Peter Sung Ohr, the regional director of the National Labor Relations Board in Chicago explained the ruling in a statement:

 “The record makes clear that the Employer’s scholarship players are identified and recruited in the first instance because of their football prowess and not because of their academic achievement in high school.”

Ohr gave the rationale that the players are employees because they receive compensation in the form of scholarships. He said the players are subject to the employer’s control in their performance, which directly benefits the university.

This is consistent with the history of the NCAA, which didn’t start paying players until the 1940s, according to sports economists.

“At the beginning of the NCAA, in 1905, they stipulated no scholarships at all because scholarships were a form of compensation,” said Andrew Zimbalist at Smith College.

Zimbalist said that the ruling only applies to private colleges, so it doesn’t apply for the majority of schools in the highest levels of college football, since most of those institutions are state universities.

Zimbalist said that if the players at Northwestern do unionize, then the NCAA will disqualify them on the grounds that college athletics are amateur. However, he said the possibility of unionization comes with other benefits.

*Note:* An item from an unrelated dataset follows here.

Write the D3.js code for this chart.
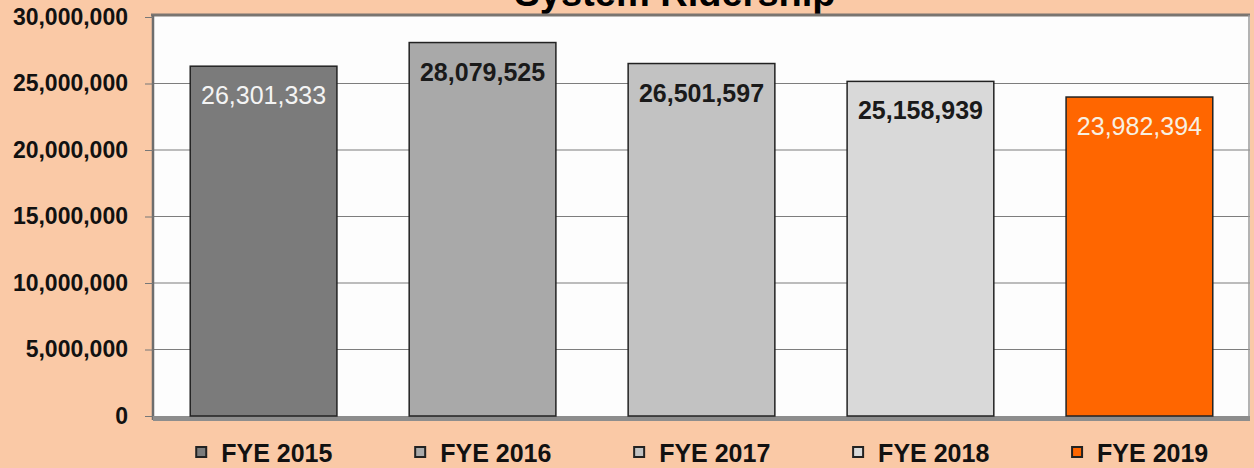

“Say they want a cost of living adjustment or they want to have catastrophic injury insurance for those players who are injured and can’t go on to play in the pros,” said Zimbalist. “Then they could stay within the NCAA rules and presumably they could then trigger other universities that are private to unionize and asks for the same thing.”

Northwestern has announced that it will appeal the ruling to the entire National Labor Relations Board in Washington.